- **DATA**
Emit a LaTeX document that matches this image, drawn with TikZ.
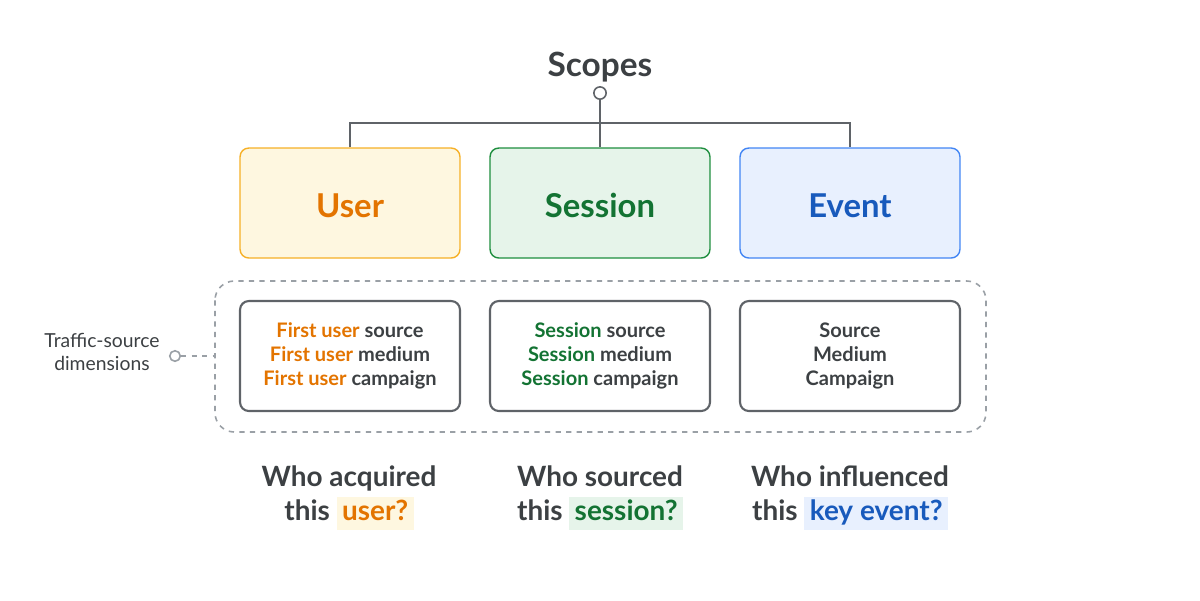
\documentclass[tikz,border=0pt]{standalone}
\usepackage{fontspec}
\setmainfont{Lato}
\usepackage{tikz}
\usetikzlibrary{positioning}

\definecolor{ink}{HTML}{3C4043}
\definecolor{wire}{HTML}{5F6368}
\definecolor{frameln}{HTML}{9AA0A6}
\definecolor{userfg}{HTML}{E37400}
\definecolor{userln}{HTML}{F6B026}
\definecolor{userbg}{HTML}{FEF7E0}
\definecolor{sessfg}{HTML}{137333}
\definecolor{sessln}{HTML}{1E8E3E}
\definecolor{sessbg}{HTML}{E6F4EA}
\definecolor{evfg}{HTML}{185ABC}
\definecolor{evln}{HTML}{4285F4}
\definecolor{evbg}{HTML}{E8F0FE}

\newcommand{\hl}[3]{\colorbox{#1}{\hspace{3pt}\strut\color{#2}#3\hspace{3pt}}}

\begin{document}
\begin{tikzpicture}[x=0.02cm,y=-0.02cm,every node/.style={text=ink}]
			\tikzstyle{scope} = [rounded corners=5pt,line width=0.8pt,minimum width=4.4cm,minimum height=2.2cm,text height=16.9pt,text depth=0pt,font=\fontsize{18.7}{22}\bfseries]
			\tikzstyle{dims} = [draw=wire,rounded corners=5pt,line width=1.2pt,minimum width=4.4cm,minimum height=2.2cm,align=center,font=\fontsize{11.4}{13.6}\bfseries]
			\tikzstyle{ask} = [align=center,font=\fontsize{15.9}{19.3}\bfseries,inner sep=0pt]
			\tikzstyle{pin} = [circle,draw=wire,fill=white,line width=0.9pt,inner sep=0pt,minimum size=7pt]
			\setlength{\fboxsep}{0pt}
			\useasboundingbox (0,0) rectangle (1200,600);

			\node[font=\fontsize{19}{22}\bfseries] (scopes) at (600,67) {Scopes};

			\node[scope,draw=userln,fill=userbg,text=userfg] (user) at (350,203) {User};
			\node[scope,draw=sessln,fill=sessbg,text=sessfg] (session) at (600,203) {Session};
			\node[scope,draw=evln,fill=evbg,text=evfg] (event) at (850,203) {Event};

			\draw[frameln,dashed,line width=0.9pt,rounded corners=11pt] (215,281) rectangle (986,432);
			\coordinate (frame) at (215,356);

			\node[dims] (userdims) at (350,356) {\color{userfg}First user \color{ink}source\\\color{userfg}First user \color{ink}medium\\\color{userfg}First user \color{ink}campaign};
			\node[dims] (sessdims) at (600,356) {\color{sessfg}Session \color{ink}source\\\color{sessfg}Session \color{ink}medium\\\color{sessfg}Session \color{ink}campaign};
			\node[dims] (evdims) at (850,356) {Source\\Medium\\Campaign};

			\node[align=center,font=\fontsize{11}{13}\selectfont] (label) at (102,352) {Traffic-source\\dimensions};
			\node[pin,draw=frameln,minimum size=6pt] (lpin) at (175,356) {};
			\draw[frameln,dashed,line width=0.9pt] (lpin) -- (frame);

			\node[ask] (askuser) at (349,498) {Who acquired\\this \hl{userbg}{userfg}{user?}};
			\node[ask] (asksess) at (600,498) {Who sourced\\this \hl{sessbg}{sessfg}{session?}};
			\node[ask] (askev) at (850,498) {Who influenced\\this \hl{evbg}{evfg}{key event?}};

			% tree from the scopes title
			\node[pin] (top) at (600,93) {};
			\draw[wire,line width=1.2pt] (top) -- (session.north);
			\draw[wire,line width=1.2pt] (user.north) -- ++(0,-24) -| (event.north);
		\end{tikzpicture}
\end{document}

- **GIVEN REQUEST**
Print the complete listing exactly as it stands, without its pictures.

- **SOLUTION TO THIS PROBLEM**
Emit a LaTeX document that matches this image, drawn with TikZ.
\documentclass[tikz,border=0pt]{standalone}
\usepackage{fontspec}
\setmainfont{Lato}
\usepackage{tikz}
\usetikzlibrary{positioning}

\definecolor{ink}{HTML}{3C4043}
\definecolor{wire}{HTML}{5F6368}
\definecolor{frameln}{HTML}{9AA0A6}
\definecolor{userfg}{HTML}{E37400}
\definecolor{userln}{HTML}{F6B026}
\definecolor{userbg}{HTML}{FEF7E0}
\definecolor{sessfg}{HTML}{137333}
\definecolor{sessln}{HTML}{1E8E3E}
\definecolor{sessbg}{HTML}{E6F4EA}
\definecolor{evfg}{HTML}{185ABC}
\definecolor{evln}{HTML}{4285F4}
\definecolor{evbg}{HTML}{E8F0FE}

\newcommand{\hl}[3]{\colorbox{#1}{\hspace{3pt}\strut\color{#2}#3\hspace{3pt}}}

\begin{document}
\begin{tikzpicture}[x=0.02cm,y=-0.02cm,every node/.style={text=ink}]
			\tikzstyle{scope} = [rounded corners=5pt,line width=0.8pt,minimum width=4.4cm,minimum height=2.2cm,text height=16.9pt,text depth=0pt,font=\fontsize{18.7}{22}\bfseries]
			\tikzstyle{dims} = [draw=wire,rounded corners=5pt,line width=1.2pt,minimum width=4.4cm,minimum height=2.2cm,align=center,font=\fontsize{11.4}{13.6}\bfseries]
			\tikzstyle{ask} = [align=center,font=\fontsize{15.9}{19.3}\bfseries,inner sep=0pt]
			\tikzstyle{pin} = [circle,draw=wire,fill=white,line width=0.9pt,inner sep=0pt,minimum size=7pt]
			\setlength{\fboxsep}{0pt}
			\useasboundingbox (0,0) rectangle (1200,600);

			\node[font=\fontsize{19}{22}\bfseries] (scopes) at (600,67) {Scopes};

			\node[scope,draw=userln,fill=userbg,text=userfg] (user) at (350,203) {User};
			\node[scope,draw=sessln,fill=sessbg,text=sessfg] (session) at (600,203) {Session};
			\node[scope,draw=evln,fill=evbg,text=evfg] (event) at (850,203) {Event};

			\draw[frameln,dashed,line width=0.9pt,rounded corners=11pt] (215,281) rectangle (986,432);
			\coordinate (frame) at (215,356);

			\node[dims] (userdims) at (350,356) {\color{userfg}First user \color{ink}source\\\color{userfg}First user \color{ink}medium\\\color{userfg}First user \color{ink}campaign};
			\node[dims] (sessdims) at (600,356) {\color{sessfg}Session \color{ink}source\\\color{sessfg}Session \color{ink}medium\\\color{sessfg}Session \color{ink}campaign};
			\node[dims] (evdims) at (850,356) {Source\\Medium\\Campaign};

			\node[align=center,font=\fontsize{11}{13}\selectfont] (label) at (102,352) {Traffic-source\\dimensions};
			\node[pin,draw=frameln,minimum size=6pt] (lpin) at (175,356) {};
			\draw[frameln,dashed,line width=0.9pt] (lpin) -- (frame);

			\node[ask] (askuser) at (349,498) {Who acquired\\this \hl{userbg}{userfg}{user?}};
			\node[ask] (asksess) at (600,498) {Who sourced\\this \hl{sessbg}{sessfg}{session?}};
			\node[ask] (askev) at (850,498) {Who influenced\\this \hl{evbg}{evfg}{key event?}};

			% tree from the scopes title
			\node[pin] (top) at (600,93) {};
			\draw[wire,line width=1.2pt] (top) -- (session.north);
			\draw[wire,line width=1.2pt] (user.north) -- ++(0,-24) -| (event.north);
		\end{tikzpicture}
\end{document}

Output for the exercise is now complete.